■ TASK REQUIREMENTS:
From the records below, print only the part that opens with the line containing "Output the Python" and closes with the line containing "0.583, 0.654, 0.654]"; omit the pictures.

************

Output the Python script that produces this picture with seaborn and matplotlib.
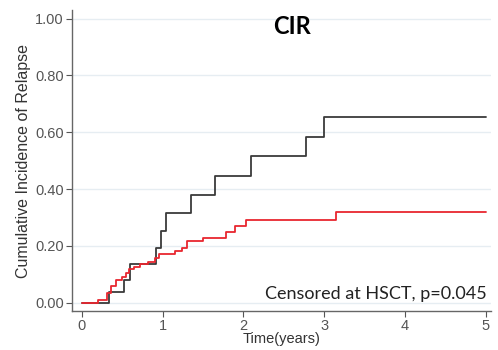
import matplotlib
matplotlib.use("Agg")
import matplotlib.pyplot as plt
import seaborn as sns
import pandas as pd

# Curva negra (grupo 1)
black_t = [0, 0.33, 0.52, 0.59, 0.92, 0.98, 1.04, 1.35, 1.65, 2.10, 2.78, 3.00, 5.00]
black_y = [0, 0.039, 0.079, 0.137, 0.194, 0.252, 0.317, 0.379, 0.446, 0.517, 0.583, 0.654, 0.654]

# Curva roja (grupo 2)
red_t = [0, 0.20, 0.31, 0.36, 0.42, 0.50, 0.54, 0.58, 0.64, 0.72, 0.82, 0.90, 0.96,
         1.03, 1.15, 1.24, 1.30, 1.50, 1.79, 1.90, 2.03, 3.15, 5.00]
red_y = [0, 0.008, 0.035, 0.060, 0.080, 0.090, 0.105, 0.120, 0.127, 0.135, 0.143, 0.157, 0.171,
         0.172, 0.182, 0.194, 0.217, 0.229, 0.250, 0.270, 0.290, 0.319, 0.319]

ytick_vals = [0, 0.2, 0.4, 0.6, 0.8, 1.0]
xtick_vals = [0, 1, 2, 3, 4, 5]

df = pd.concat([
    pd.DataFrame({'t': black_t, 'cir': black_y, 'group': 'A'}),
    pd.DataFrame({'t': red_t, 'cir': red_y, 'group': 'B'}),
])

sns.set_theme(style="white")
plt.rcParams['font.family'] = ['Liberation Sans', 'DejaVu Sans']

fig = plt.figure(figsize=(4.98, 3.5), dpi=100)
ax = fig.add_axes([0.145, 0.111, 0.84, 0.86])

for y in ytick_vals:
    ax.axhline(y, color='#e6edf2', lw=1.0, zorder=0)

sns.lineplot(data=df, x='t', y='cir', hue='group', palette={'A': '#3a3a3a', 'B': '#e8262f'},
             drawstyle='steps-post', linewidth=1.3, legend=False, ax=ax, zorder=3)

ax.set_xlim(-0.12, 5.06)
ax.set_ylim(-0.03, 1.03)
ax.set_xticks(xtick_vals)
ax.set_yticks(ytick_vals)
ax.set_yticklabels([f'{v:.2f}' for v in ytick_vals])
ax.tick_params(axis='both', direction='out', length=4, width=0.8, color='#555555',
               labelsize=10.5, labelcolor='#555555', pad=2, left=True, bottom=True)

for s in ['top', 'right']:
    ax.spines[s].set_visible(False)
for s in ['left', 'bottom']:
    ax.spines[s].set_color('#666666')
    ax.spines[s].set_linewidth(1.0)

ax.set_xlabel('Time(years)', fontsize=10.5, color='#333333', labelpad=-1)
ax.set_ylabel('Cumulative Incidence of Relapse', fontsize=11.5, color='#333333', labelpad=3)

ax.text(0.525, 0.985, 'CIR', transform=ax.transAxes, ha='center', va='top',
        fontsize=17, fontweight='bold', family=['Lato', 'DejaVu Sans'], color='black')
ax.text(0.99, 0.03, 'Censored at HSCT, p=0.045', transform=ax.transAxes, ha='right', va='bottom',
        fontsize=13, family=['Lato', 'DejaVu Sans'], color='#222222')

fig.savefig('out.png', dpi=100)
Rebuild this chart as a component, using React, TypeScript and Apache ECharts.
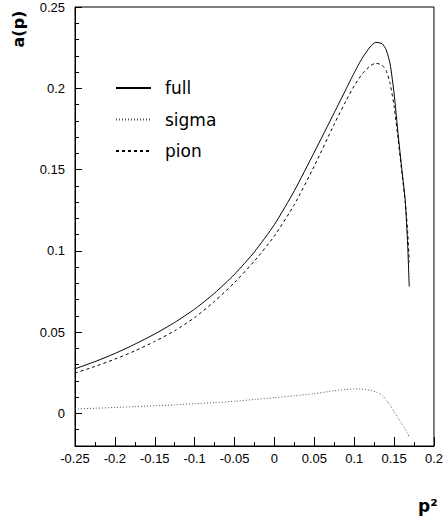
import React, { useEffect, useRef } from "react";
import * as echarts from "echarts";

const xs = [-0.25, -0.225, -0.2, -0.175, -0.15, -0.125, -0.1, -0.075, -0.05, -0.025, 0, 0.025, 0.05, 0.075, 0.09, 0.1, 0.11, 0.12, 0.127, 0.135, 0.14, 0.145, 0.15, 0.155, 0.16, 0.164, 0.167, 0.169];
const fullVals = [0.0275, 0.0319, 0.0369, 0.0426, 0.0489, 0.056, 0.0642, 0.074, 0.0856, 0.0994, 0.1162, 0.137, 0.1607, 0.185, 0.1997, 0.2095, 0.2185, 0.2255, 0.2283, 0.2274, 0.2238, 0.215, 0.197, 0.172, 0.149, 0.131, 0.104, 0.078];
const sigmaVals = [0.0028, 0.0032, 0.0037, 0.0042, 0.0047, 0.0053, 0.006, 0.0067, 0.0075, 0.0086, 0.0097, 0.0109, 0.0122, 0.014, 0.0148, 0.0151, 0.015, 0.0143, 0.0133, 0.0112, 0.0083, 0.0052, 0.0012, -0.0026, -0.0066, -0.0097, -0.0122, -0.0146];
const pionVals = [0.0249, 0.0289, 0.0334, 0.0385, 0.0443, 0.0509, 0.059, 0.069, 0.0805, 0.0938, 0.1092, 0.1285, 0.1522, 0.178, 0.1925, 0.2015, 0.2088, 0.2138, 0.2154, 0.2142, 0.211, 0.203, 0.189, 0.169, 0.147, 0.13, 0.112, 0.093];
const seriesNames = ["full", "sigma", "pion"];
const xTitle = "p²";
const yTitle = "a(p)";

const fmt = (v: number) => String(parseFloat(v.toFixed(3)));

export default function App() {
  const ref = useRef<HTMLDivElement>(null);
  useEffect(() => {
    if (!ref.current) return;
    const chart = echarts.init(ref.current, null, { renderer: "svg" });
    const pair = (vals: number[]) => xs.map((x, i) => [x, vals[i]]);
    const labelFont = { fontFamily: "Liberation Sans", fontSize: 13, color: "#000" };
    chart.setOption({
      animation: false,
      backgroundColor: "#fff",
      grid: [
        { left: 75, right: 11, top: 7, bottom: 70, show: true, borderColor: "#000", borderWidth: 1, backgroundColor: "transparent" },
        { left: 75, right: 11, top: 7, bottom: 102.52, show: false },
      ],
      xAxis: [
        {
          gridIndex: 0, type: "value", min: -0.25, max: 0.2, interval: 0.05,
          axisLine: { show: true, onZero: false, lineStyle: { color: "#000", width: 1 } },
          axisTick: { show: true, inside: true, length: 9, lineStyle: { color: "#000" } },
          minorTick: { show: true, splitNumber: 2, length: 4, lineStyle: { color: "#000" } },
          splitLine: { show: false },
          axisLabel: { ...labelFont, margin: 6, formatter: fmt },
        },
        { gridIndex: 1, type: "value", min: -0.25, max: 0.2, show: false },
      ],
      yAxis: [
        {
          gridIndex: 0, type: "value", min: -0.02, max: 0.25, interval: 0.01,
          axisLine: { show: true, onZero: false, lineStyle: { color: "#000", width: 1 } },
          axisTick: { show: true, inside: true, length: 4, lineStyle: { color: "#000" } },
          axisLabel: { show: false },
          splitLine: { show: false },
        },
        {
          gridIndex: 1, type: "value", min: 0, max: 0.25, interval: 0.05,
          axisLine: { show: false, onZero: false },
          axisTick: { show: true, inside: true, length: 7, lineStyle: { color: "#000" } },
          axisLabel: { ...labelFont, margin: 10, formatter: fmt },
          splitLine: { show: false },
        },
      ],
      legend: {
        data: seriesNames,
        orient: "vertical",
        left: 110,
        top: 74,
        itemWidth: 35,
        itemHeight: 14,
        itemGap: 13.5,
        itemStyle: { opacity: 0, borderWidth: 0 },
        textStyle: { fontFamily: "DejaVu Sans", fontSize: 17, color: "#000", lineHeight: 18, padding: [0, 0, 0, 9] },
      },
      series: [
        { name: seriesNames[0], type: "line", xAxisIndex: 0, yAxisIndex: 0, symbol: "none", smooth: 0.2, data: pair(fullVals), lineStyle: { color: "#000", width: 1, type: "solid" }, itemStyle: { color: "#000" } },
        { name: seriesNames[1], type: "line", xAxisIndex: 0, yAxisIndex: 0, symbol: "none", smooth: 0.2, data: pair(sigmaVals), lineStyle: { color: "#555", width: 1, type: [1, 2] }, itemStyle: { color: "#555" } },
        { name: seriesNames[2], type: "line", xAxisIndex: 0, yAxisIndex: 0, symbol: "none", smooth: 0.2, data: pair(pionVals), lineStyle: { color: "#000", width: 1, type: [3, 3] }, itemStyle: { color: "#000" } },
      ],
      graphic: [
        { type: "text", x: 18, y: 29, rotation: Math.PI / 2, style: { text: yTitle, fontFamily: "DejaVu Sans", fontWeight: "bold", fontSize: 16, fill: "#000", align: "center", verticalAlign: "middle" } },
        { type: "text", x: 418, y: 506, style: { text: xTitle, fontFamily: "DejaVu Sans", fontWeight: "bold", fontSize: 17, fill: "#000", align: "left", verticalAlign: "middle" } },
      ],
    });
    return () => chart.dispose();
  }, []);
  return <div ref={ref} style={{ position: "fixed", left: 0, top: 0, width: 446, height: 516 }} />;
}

************

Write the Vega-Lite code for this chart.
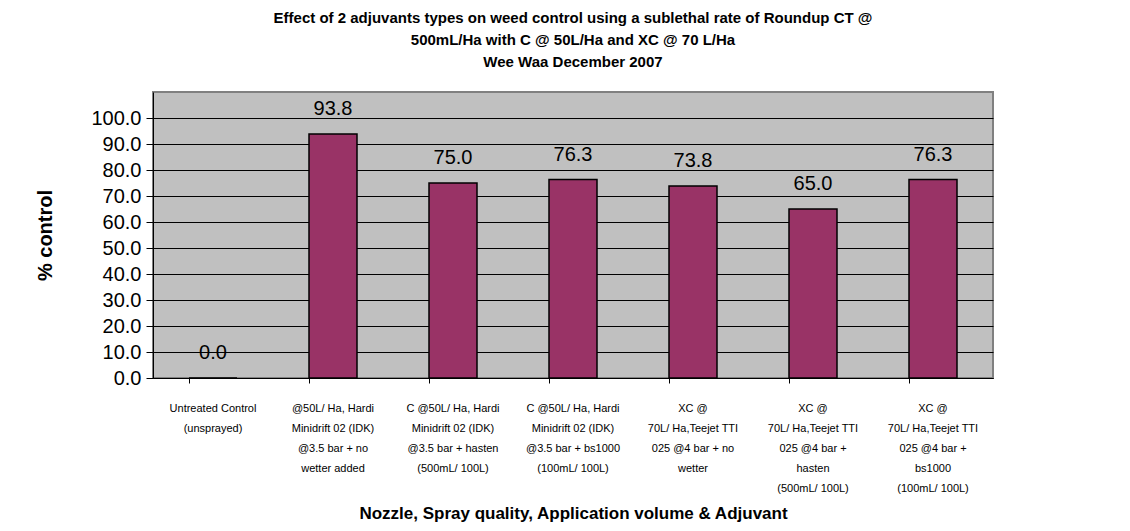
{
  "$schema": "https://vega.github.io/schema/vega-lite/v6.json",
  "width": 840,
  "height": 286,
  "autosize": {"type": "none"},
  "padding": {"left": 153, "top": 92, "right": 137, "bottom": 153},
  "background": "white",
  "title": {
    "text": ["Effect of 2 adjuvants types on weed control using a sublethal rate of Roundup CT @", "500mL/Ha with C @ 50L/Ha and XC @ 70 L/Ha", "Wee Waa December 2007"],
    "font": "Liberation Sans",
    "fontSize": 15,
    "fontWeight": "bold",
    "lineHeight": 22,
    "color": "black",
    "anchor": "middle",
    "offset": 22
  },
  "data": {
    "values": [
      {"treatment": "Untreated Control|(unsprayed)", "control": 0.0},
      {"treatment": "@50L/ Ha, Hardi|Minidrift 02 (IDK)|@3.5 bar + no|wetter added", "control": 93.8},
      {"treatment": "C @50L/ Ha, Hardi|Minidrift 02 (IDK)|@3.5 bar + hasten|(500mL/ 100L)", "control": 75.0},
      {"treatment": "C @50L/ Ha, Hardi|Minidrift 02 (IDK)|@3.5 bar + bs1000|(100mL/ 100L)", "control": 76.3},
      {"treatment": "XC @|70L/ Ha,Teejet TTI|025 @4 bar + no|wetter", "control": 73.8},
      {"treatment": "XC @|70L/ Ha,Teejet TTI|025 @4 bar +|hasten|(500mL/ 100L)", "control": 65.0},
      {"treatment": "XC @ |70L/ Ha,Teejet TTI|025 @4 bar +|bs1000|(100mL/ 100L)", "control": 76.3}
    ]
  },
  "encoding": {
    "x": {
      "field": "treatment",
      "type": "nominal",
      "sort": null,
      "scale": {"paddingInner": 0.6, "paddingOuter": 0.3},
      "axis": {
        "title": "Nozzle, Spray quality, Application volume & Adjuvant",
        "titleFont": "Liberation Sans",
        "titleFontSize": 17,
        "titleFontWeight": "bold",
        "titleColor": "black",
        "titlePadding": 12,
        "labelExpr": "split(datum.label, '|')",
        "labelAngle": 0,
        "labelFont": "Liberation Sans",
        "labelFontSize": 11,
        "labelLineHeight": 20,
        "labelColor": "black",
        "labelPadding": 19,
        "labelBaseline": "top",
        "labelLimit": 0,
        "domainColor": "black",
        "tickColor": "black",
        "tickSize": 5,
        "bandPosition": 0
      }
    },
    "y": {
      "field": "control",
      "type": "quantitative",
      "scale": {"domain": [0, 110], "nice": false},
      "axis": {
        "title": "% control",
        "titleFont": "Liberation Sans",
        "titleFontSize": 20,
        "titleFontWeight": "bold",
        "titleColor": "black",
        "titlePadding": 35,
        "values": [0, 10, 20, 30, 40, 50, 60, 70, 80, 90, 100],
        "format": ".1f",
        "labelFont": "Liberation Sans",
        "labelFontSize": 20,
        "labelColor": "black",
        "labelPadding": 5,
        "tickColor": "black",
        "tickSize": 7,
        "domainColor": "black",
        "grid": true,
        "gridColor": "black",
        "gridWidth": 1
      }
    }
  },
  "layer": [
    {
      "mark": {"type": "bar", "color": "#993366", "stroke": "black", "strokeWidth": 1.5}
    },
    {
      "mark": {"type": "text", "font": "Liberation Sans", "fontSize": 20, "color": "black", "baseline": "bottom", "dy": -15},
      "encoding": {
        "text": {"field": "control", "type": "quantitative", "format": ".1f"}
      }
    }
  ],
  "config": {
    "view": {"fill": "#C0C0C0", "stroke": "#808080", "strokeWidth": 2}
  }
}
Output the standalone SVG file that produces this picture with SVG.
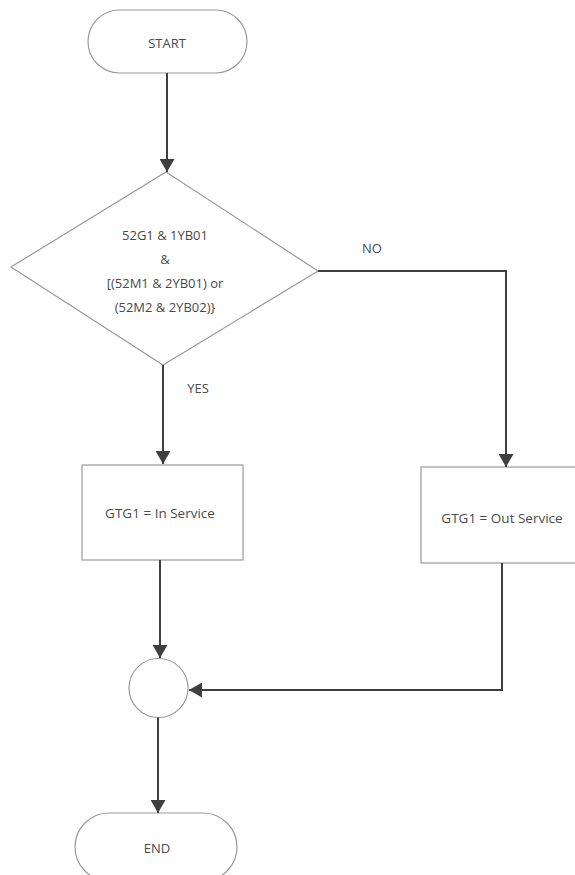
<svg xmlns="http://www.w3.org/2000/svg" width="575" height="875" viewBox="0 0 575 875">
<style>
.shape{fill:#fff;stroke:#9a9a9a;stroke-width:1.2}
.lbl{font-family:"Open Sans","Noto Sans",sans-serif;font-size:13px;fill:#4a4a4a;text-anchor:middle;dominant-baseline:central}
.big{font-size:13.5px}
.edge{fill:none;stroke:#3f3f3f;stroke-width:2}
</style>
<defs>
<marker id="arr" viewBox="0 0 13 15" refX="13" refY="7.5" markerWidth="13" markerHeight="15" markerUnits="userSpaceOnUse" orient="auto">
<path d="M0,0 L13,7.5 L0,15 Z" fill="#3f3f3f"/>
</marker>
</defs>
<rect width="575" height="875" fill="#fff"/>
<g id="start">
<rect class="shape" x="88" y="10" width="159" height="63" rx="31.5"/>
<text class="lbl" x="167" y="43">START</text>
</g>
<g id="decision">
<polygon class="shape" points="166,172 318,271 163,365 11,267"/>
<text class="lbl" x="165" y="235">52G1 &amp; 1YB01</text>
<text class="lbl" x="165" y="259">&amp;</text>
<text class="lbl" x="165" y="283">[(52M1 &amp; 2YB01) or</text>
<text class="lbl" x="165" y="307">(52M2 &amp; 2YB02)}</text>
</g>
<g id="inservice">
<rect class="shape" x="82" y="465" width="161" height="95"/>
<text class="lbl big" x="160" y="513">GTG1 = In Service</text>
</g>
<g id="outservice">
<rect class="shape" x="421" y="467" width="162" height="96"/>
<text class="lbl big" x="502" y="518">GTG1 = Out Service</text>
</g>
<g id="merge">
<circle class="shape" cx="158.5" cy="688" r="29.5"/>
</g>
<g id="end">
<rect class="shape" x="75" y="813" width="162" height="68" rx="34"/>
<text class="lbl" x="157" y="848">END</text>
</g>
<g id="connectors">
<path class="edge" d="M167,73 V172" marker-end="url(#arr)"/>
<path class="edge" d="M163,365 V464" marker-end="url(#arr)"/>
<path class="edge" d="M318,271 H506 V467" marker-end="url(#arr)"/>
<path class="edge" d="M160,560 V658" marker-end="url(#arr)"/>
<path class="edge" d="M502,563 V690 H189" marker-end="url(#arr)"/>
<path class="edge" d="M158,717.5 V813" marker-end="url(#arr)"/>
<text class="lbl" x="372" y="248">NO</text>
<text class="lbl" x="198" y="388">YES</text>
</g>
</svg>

************

■ TASK RESPONSE:
Output the Python script that produces this picture with seaborn and matplotlib.
import matplotlib
matplotlib.use("Agg")
import matplotlib.pyplot as plt
import seaborn as sns
import pandas as pd

# Curva negra (grupo 1)
black_t = [0, 0.33, 0.52, 0.59, 0.92, 0.98, 1.04, 1.35, 1.65, 2.10, 2.78, 3.00, 5.00]
black_y = [0, 0.039, 0.079, 0.137, 0.194, 0.252, 0.317, 0.379, 0.446, 0.517, 0.583, 0.654, 0.654]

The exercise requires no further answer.